Konservatisme dan Inefisiensi
Teori ekonomi standar menyatakan bahwa pada saat ekonomi normal anggaran bisa didesain seimbang, bahkan surplus. Dalam situasi normal, fungsi APBN lebih banyak didorong untuk memerbaiki fungsi alokasi dan distribusi. Peran sektor swasta lebih besar karena mereka berada dalam posisi bagus untuk melakukan ekspansi. Sebaliknya, pada saat ekonomi mengalami krisis, sektor swasta melemah sehingga dibutuhkan pendorong dari sisi pemerintah. Dalam situasi ini APBN bisa dibuat defisit untuk menjalankan fungsi stabilisasi perekonomian. Dalam kasus Indonesia, baik pada saat ekonomi berada dalam posisi stabil maupun darurat, APBN selalu dibuat defisit, yang tentu berkebalikan dengan dasar teori tersebut. Lebih mencemaskan lagi, defisit anggaran itu disusun dengan semangat konservatisme di sisi penerimaan dan inefisiensi pada sudut belanja.
Pada sisi penerimaan, khususnya terkait pajak, kebijakan harus dikaitkan dengan amanah konstitusi yang salah satunya berporos kepada cita-cita keadilan sosial. Di negara-negara Eropa penganjur welfare state, kebijakan pajak didesain progresif karena meletakkan keadilan sosial di atas kesejahteraan individu. Di luar itu, pajak juga menempati posisi strategis karena alasan: (i) penerimaan untuk penyelenggaraan pemerintahan dan pelayanan dasar bagi warga (revenue); (ii) pemerataan sumber daya keuangan negara untuk pengurangan kemiskinan dan pemerataan (redistribution); (iii) salah satu bidang bagi pemerintah untuk membangun akuntabilitas kepada warga dan ruang bagi warga terlibat dalam kebijakan (representation); dan (iv) membatasi barang-barang publik yang buruk dan memperbanyak barang-barang yang baik (repricing) [Sucipto dkk, 2014].
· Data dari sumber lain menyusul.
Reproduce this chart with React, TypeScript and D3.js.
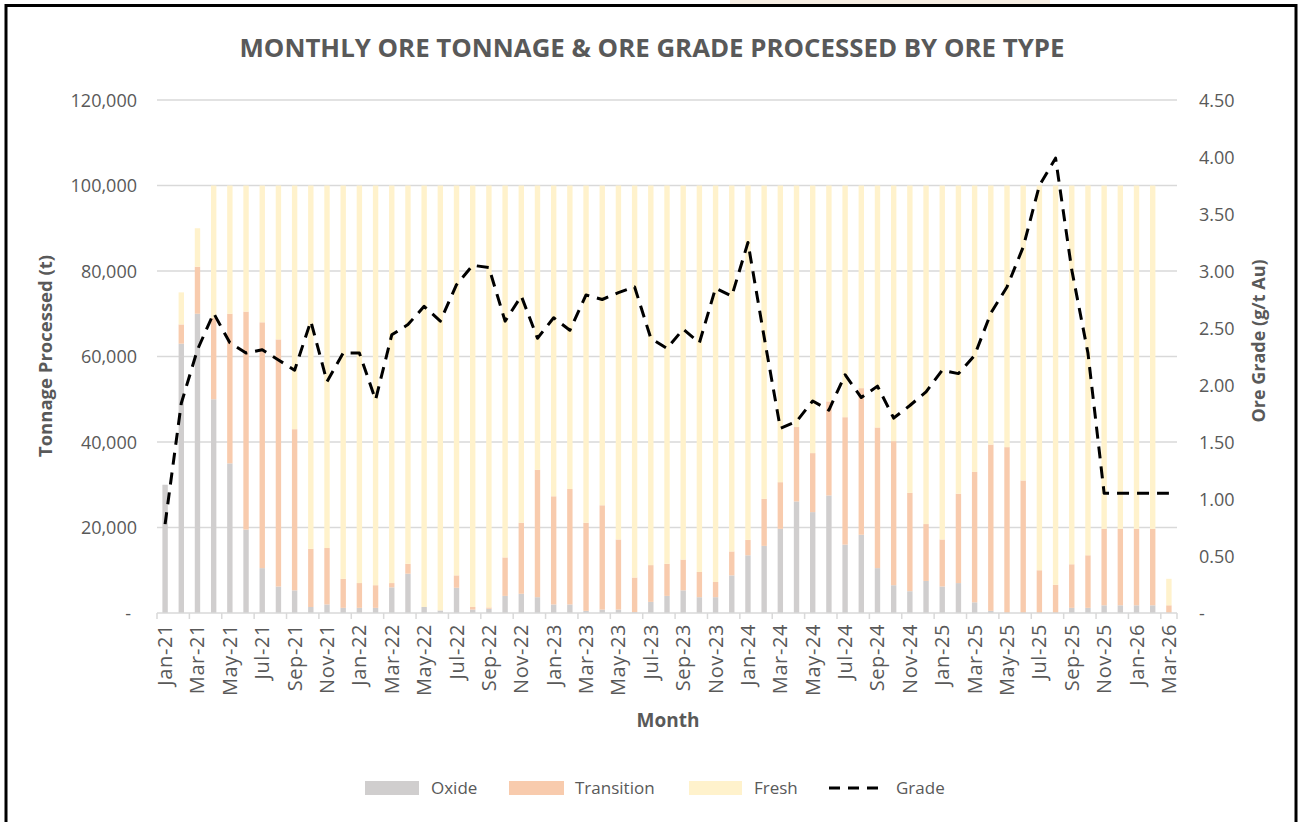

Selain itu, hal yang tak kalah penting adalah strategi penguatan penerimaan negara dengan cara menggali potensi pendapatan negara bukan pajak. Selama ini pendapatan dari hasil sumber daya alam (minyak, gas, batu bara, ikan, hutan, dan lain-lain) melayang karena tata kelola yang buruk. Isu tata kelola ini juga terjadi di BUMN sehingga laba yang diperoleh jauh dari titik optimal. Jadi, sumber pendapatan negara sebetulnya sangat banyak, namun jalan yang harus ditempuh memang berliku. Kekayaan alam dapat menjadi sumber pendapatan negara bukan pajak. Potensi alam mulai dari minyak, bahan tambang, perkebunan, perikanan, sampai kehutanan dapat menjadi sumber peningkatan pendapatan negara. Di sini perlu dipahami, bahwa titik tekannya bukan eksploitasi alam, namun memastikan setiap eksplorasi diterima sesuai dengan nilai yang sebenarnya.
Politik Anggaran
Pilar penting APBN adalah asumsi makroekonomi, yang dibuat sebagai panduan arah kebijakan dan program. Jika asumsi makroekonomi hanya berisi harapan atau target tanpa diimbangi dengan program dan alokasi anggaran yang mendukung, maka dipastikan harapan tersebut tidak akan bisa dicapai. Pada titik inilah salah satu kelemahan APBN yang dirancang pemerintah selama ini. Program dan alokasi anggaran tidak mencerminkan keselarasan asumsi makroekonomi yang dibuat, sehingga kinerja ekonomi yang dihasilkan meleset dari asumsi tersebut. Setidaknya, apabila asumsi makroekonomi itu (sebagian) tercapai, namun kinerja secara mikro tidak mendeskripsikan impian yang sebetulnya. Misalnya, pertumbuhan ekonomi hasilnya sesuai target, tapi angka kemiskinan turun sangat lambat. Lebih menyedihkan lagi, pertumbuhan ekonomi dicapai dengan menyertakan tingkat ketimpangan pendapatan yang tinggi pula.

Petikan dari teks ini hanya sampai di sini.